Ano do Brasil na França
Com uma tradição de promover uma série de eventos para homenagear a cultura de outras nações, a França declarou 2005 o Ano do Brasil. De abril ou maio a dezembro, mostras e apresentações acontecerão em várias cidades francesas.
No Reino Unido, a rede de lojas de departamentos Selfridges também elegeu o Brasil como tema do seu principal evento deste ano. Durante maio, as lojas vão ter o mês "Brasil 40C" (assim mesmo, Brasil com s, e não z). Haverá a projeção de filmes, apresentações musicais e até, garante a Selfridges, exibições do mais legítimo vôlei de praia. As vitrines e as instalações das lojas vão ser preenchidas com cerca de 600 produtos brasileiros (de cristais e móveis a instrumentos musicais e "artefatos espirituais").
Entre os destaques das exportações brasileiras está a cachaça -em 2002 foram vendidos 14,8 milhões de litros para o exterior. A caipirinha figura entre os drinques dos principais restaurantes da moda europeus e americanos.
Outro produto bastante popular são as sandálias Havaianas, presentes em 56 países, em todos os continentes. As vendas ao exterior, segundo a Alpargatas, crescem em ritmo acelerado: em 2002 foram 3,5 milhões de pares e, no ano passado, 5,4 milhões. Endossadas pelas revistas "Cosmopolitan" e "Elle", as sandálias viraram hit no verão de 2003 no Reino Unido, chegando a ser vendidas em lojas de estilistas em Londres. Madonna, Sandra Bullock, Kelly Osbourne e Naomi Campbell são algumas das celebridades que já calçaram as sandálias.

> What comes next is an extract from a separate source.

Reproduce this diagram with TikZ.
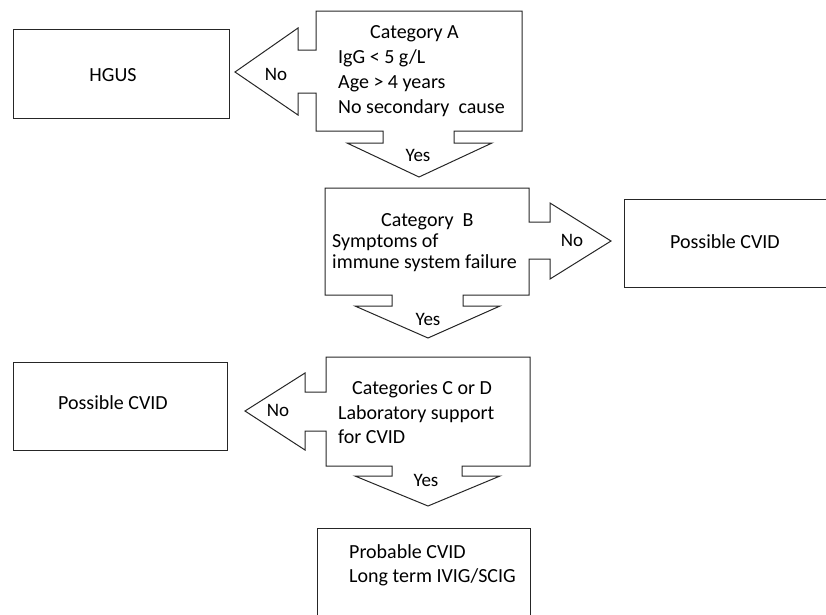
\documentclass[tikz,border=0pt]{standalone}
\usepackage{fontspec}
\setmainfont{Carlito}

\begin{document}
\begin{tikzpicture}[x=1pt, y=-1pt,
    outbox/.style={draw=black!85, line width=1pt, rectangle,
        minimum width=#1, minimum height=88pt, inner sep=0pt},
    outbox/.default=214pt,
    callout/.style={draw=black!85, line width=1pt, line join=miter},
    txt/.style={inner sep=0pt, font=\fontsize{20}{25}\selectfont},
    multi/.style={txt, align=left, anchor=west},
    answer/.style={inner sep=0pt, font=\fontsize{19}{22}\selectfont}
]
    \useasboundingbox (0,0) rectangle (826,614);

    % Category A with its two arrows
    \draw[callout] (316,11) -- (522,11) -- (522,131) -- (454,131) -- (454,143)
        -- (492,143) -- (419,177) -- (347,143) -- (383,143) -- (383,131)
        -- (316,131) -- (316,93) -- (298,93) -- (298,115) -- (235,72)
        -- (298,28) -- (298,50) -- (316,50) -- cycle;
    \node[multi] (catA) at (338,71.5)
        {\hspace*{32pt}Category A\\IgG < 5 g/L\\Age > 4 years\\No secondary\ \ cause};
    \node[answer] (noA) at (276,74) {No};
    \node[answer] (yesA) at (418,155) {Yes};

    % Category B with its two arrows
    \draw[callout] (325,188) -- (529,188) -- (529,222) -- (550,222) -- (550,203)
        -- (611,241) -- (550,279) -- (550,259) -- (529,259) -- (529,295)
        -- (463,295) -- (463,306) -- (500,306) -- (428,338) -- (355,306)
        -- (392,306) -- (392,295) -- (325,295) -- cycle;
    \node[multi, font=\fontsize{20}{21}\selectfont] (catB) at (332,242.5)
        {\hspace*{49pt}Category\ \ B\\Symptoms of\\immune system failure};
    \node[answer] (noB) at (572,240) {No};
    \node[answer] (yesB) at (428,319) {Yes};

    % Categories C or D with its two arrows
    \draw[callout] (326,357) -- (530,357) -- (530,466) -- (462,466) -- (462,476)
        -- (500,476) -- (428,506) -- (355,476) -- (392,476) -- (392,466)
        -- (326,466) -- (326,431) -- (305,431) -- (305,450) -- (245,411)
        -- (305,373) -- (305,392) -- (326,392) -- cycle;
    \node[multi, font=\fontsize{20}{24.5}\selectfont] (catC) at (338,412.5)
        {\hspace*{14pt}Categories C or D\\Laboratory support\\for CVID};
    \node[answer] (noC) at (278,410) {No};
    \node[answer] (yesC) at (426,480) {Yes};

    % outcomes
    \node[outbox=216pt, minimum height=89pt] (hgus) at (121,73.5) {};
    \node[txt] (hgustxt) at (113,75) {HGUS};
    \node[outbox=226pt] (cvidR) at (737,243) {};
    \node[txt] (cvidRtxt) at (725,242) {Possible CVID};
    \node[outbox] (cvidL) at (120,406) {};
    \node[txt] (cvidLtxt) at (113,403) {Possible CVID};
    \node[outbox=213pt, minimum height=92pt] (prob) at (423.5,574) {};
    \node[multi, font=\fontsize{20}{24}\selectfont] (probtxt) at (349,565)
        {Probable CVID\\Long term IVIG/SCIG};
\end{tikzpicture}
\end{document}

No campo da moda, apesar de muitos estilistas brasileiros estarem tentando se estabelecer no exterior, ainda há um caminho a ser percorrido, como reconhece Carlos Miele, que abriu no ano passado uma sofisticada loja em Nova York e tem criações suas vestidas por Sarah Jessica Parker e Christina Aguilera. "Tenho recebido muitos prêmios e críticas boas. Estou muito feliz, mas estou tentando ser realista. Apesar de estar em 15 países, ainda não acho que tenho sucesso. Ele só vai chegar quando conseguir um grande volume de venda."
Sucesso mesmo, diz Miele, quem faz são as modelos brasileiras. Ele afirma que o êxito delas está dando "uma carona" para os estilistas do país. "A mulher brasileira era relacionada a Carnaval, erotismo. Agora, por causa das modelos, a brasileira é vista como muito chique."
Enquanto os estilistas brasileiros ainda lutam por um maior reconhecimento, no segmento da moda praia o Brasil ocupa um bom espaço. As exportações de biquínis estão crescendo e seu sucesso também tem a ver com as curvas da mulher brasileira, segundo a empresária Adriana Portugal, que exporta biquínis para a Europa, a África do Sul, o Panamá e o Líbano: "A vantagem que temos é o corpo bonito da brasileira, que permitiu um melhor desenvolvimento da modelagem".
A empresária acredita que muito do prestígio da moda praia brasileira se deva à associação que os estrangeiros fazem dos produtos com as imagens tradicionais de nosso país -um lugar quente, exótico, habitado por pessoas alegres e cheias de entusiasmo.
"O Brasil é visto como glamouroso e excitante pela mídia e especialmente pelos jovens daqui", afirma a editora Liz Calder, responsável pelo lançamento no Reino Unido de escritores como Chico Buarque, Milton Hatoum, Rubem Fonseca e Patrícia Melo. "A música, os filmes, a moda, a maneira de viver são consideradas por muita gente como o que há de mais moderno."
Não é sempre, porém, que toda a ginga, a malícia e o bom humor brasileiros arrebatam admiradores no hemisfério Norte.
No ano passado, a multinacional Molson resolveu exibir no Canadá um dos anúncios brasileiros da cerveja Bavária. As imagens do comercial que mostrava um homem na praia descobrindo que podia controlar os movimentos de uma garota de biquíni manuseando uma garrafa despertaram a ira de mulheres e movimentos feministas canadenses. A Media Watch, organização que combate o sexismo nos meios de comunicação, disse que a maneira como o comercial retrata as mulheres corresponde à visão machista de 20 ou 30 anos atrás.